In silenzio subivano il racket| Pizzo pure sulla maxi vincita Snai - Live Sicilia

In silenzio subivano il racket| Pizzo pure sulla maxi vincita Snai

I pentiti ricostruiscono la mappa delle estorsioni

PALERMO – Una decina di estorsioni. Tutte subite in silenzio. La mafia di Barcellona Pozzo di Gotto impauriva i commercianti e li zittiva. Persino i vincitori di una grossa somma di denaro alle slot machine furono costretti a piegarsi al volere dei boss.

Il procuratore di Messina Maurizio De Lucia, l’aggiunto Vito Di Giorgio e i sostituti Fabrizio Monaco e Francesco Massara hanno raccolto le dichiarazioni dei collaboratori di giustizia Carmelo e Francesco D’Amico, Nunziato Siracusa e Aurelio Micale. Sono confluite nell’ordinanza di custodia cautelare che stamani ha raggiunto 58 persone.

Quest’ultimo ha raccontato: “Nell’anno 2011-2012 circa un tale… che ha un negozio di barbiere, insieme ad un tale… che successivamente aprì una rivendita di pesce vinsero 500 mila euro giocando a una slot machine presso il centro scommesse Snai di Barcellona, sito nella via Longano”.

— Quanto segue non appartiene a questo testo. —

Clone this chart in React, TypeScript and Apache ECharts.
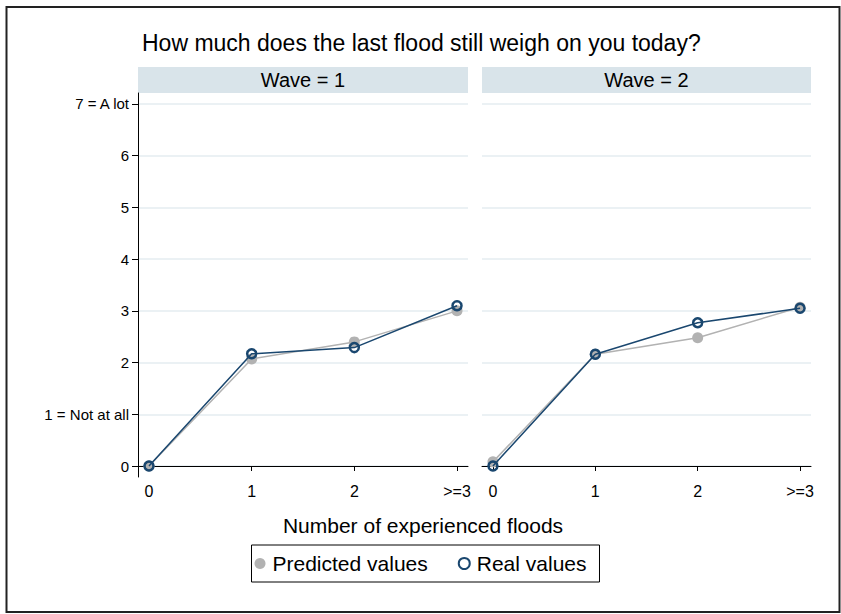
import React, { useEffect, useRef } from "react";
import * as echarts from "echarts";

const categories = ["0", "1", "2", ">=3"];
const xValues = [0, 1, 2, 3];
const wave1Predicted = [0.0, 2.07, 2.4, 3.0];
const wave1Real = [0.0, 2.17, 2.29, 3.1];
const wave2Predicted = [0.08, 2.16, 2.48, 3.07];
const wave2Real = [0.0, 2.16, 2.77, 3.05];
const yTicks = [0, 1, 2, 3, 4, 5, 6, 7];
const yTickLabels: Record<number, string> = { 0: "0", 1: "1 = Not at all", 2: "2", 3: "3", 4: "4", 5: "5", 6: "6", 7: "7 = A lot" };
const panelTitles = ["Wave = 1", "Wave = 2"];

const FONT = "'Liberation Sans', Arial, Helvetica, sans-serif";
const NAVY = "#1a476f";
const GRAY = "#b2b2b2";
const GRID_LINE = "#e4edf0";

const pairs = (ys: number[]) => xValues.map((x, i) => [x, ys[i]]);

export default function App() {
  const ref = useRef<HTMLDivElement>(null);
  useEffect(() => {
    if (!ref.current) return;
    const chart = echarts.init(ref.current, null, { renderer: "svg" });
    const grids = [
      { left: 138, top: 93, width: 330, height: 384 },
      { left: 482, top: 93, width: 329, height: 384 },
    ];
    const xAxis = [0, 1].map((i) => ({
      type: "value",
      gridIndex: i,
      min: -0.107,
      max: 3.107,
      axisLine: { show: true, lineStyle: { color: "#000", width: 1 } },
      axisTick: { show: true, length: 5, customValues: xValues, lineStyle: { color: "#000" } },
      axisLabel: {
        show: true,
        customValues: xValues,
        formatter: (v: number) => categories[Math.round(v)],
        color: "#000",
        fontSize: 16,
        fontFamily: FONT,
        margin: 6,
      },
      splitLine: { show: false },
    }));
    const yAxis = [0, 1].map((i) => ({
      type: "value",
      gridIndex: i,
      min: -0.2127,
      max: 7.2127,
      axisLine: { show: i === 0, onZero: false, lineStyle: { color: "#000", width: 1 } },
      axisTick: { show: i === 0, length: 6, customValues: yTicks, lineStyle: { color: "#000" } },
      axisLabel: {
        show: i === 0,
        customValues: yTicks,
        formatter: (v: number) => yTickLabels[Math.round(v)] ?? "",
        color: "#000",
        fontSize: 15,
        fontFamily: FONT,
        margin: 9,
      },
      splitLine: { show: true, lineStyle: { color: GRID_LINE, width: 1.5 } },
    }));
    const mkPred = (i: number, ys: number[]) => ({
      name: "Predicted values",
      type: "line",
      xAxisIndex: i,
      yAxisIndex: i,
      data: pairs(ys),
      symbol: "circle",
      symbolSize: 11,
      itemStyle: { color: GRAY },
      lineStyle: { color: GRAY, width: 1.5 },
      z: 2,
    });
    const mkReal = (i: number, ys: number[]) => ({
      name: "Real values",
      type: "line",
      xAxisIndex: i,
      yAxisIndex: i,
      data: pairs(ys),
      symbol: "circle",
      symbolSize: 9,
      itemStyle: { color: "rgba(255,255,255,0)", borderColor: NAVY, borderWidth: 2.5 },
      lineStyle: { color: NAVY, width: 1.5 },
      z: 3,
    });
    const strips: any[] = grids.map((g, i) => ({
      type: "group",
      children: [
        { type: "rect", shape: { x: g.left, y: 67, width: g.width, height: 26 }, style: { fill: "#d9e4ea" } },
        {
          type: "text",
          x: g.left + g.width / 2,
          y: 80,
          style: { text: panelTitles[i], fill: "#000", font: `20px ${FONT}`, textAlign: "center", textVerticalAlign: "middle" },
        },
      ],
    }));
    chart.setOption({
      animation: false,
      backgroundColor: "#fff",
      title: {
        text: "How much does the last flood still weigh on you today?",
        left: 137,
        top: 26,
        textStyle: { fontSize: 23, fontWeight: "normal", color: "#000", fontFamily: FONT },
      },
      legend: {
        left: "center",
        top: 545,
        data: [
          { name: "Predicted values", icon: "circle", itemStyle: { color: GRAY } },
          { name: "Real values", icon: "circle", itemStyle: { color: "#fff", borderColor: NAVY, borderWidth: 2 } },
        ],
        itemWidth: 11,
        itemHeight: 11,
        itemGap: 30,
        borderColor: "#000",
        borderWidth: 1,
        borderRadius: 0,
        padding: [8, 13, 8, 3],
        textStyle: { fontSize: 21, color: "#000", fontFamily: FONT, padding: [0, 0, 0, 2] },
      },
      grid: grids,
      xAxis,
      yAxis,
      series: [mkPred(0, wave1Predicted), mkReal(0, wave1Real), mkPred(1, wave2Predicted), mkReal(1, wave2Real)],
      graphic: [
        {
          type: "rect",
          shape: { x: 6.5, y: 7, width: 833, height: 605 },
          style: { fill: "none", stroke: "#222", lineWidth: 2 },
          silent: true,
        },
        ...strips,
        {
          type: "text",
          x: 423,
          y: 525,
          style: { text: "Number of experienced floods", fill: "#000", font: `21px ${FONT}`, textAlign: "center", textVerticalAlign: "middle" },
        },
      ],
    });
    return () => chart.dispose();
  }, []);
  return <div ref={ref} style={{ position: "absolute", left: 0, top: 0, width: 841, height: 614 }} />;
}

Antonino Calderone incaricò Franco Munafò “di richiedere del denaro ai due vincitori. Franco Munafò si rivolse allo zio Munafò Massimiliano, il quale era in buoni rapporti con i titolari dell’impresa presso la quale lavorava il padre del barbiere”. E alla fine i soldi sarebbero arrivati: il padre del barbiere consegnò cinque mila euro a Calderone.

L’elenco degli estorti prosegue con il titolare di un vivaio che, hanno riferito i pentiti, fu agganciato da “Carmelo Alesci”. Per convincerlo a pagare gli incendiarono le serre e il commerciante sborsò “circa 3.000 euro in occasione di ogni festività”.

Carmelo D’Amico ha ricostruito la vicenda del pizzo imposto al titolare di una serie di agenzie funebri. “Non è una estorsione… diciamo che praticamente pagava – ha detto D’Amico – dava una certa somma di soldi a Vito Foti per farci stare buoni”. Il pagamento sarebbe iniziato “dagli anni ’90. Gli dava a volte dieci milioni, a volte cinque milioni, poteva dare circa trenta milioni di lire l’anno. Ci teneva buoni perché aveva tutte queste entrate… soldi ne ha un’infinità”. L’imprenditore i soldi li avrebbe fatto non solo con i servizi funebri, ma pure con i prestiti a usura.

Da anni pagherebbero il pizzo, da quando esisteva ancora la lira, pure i titolari di due concessionarie di auto, il gestore di un acquapark, il titolare di una discoteca e un commerciante di marmi.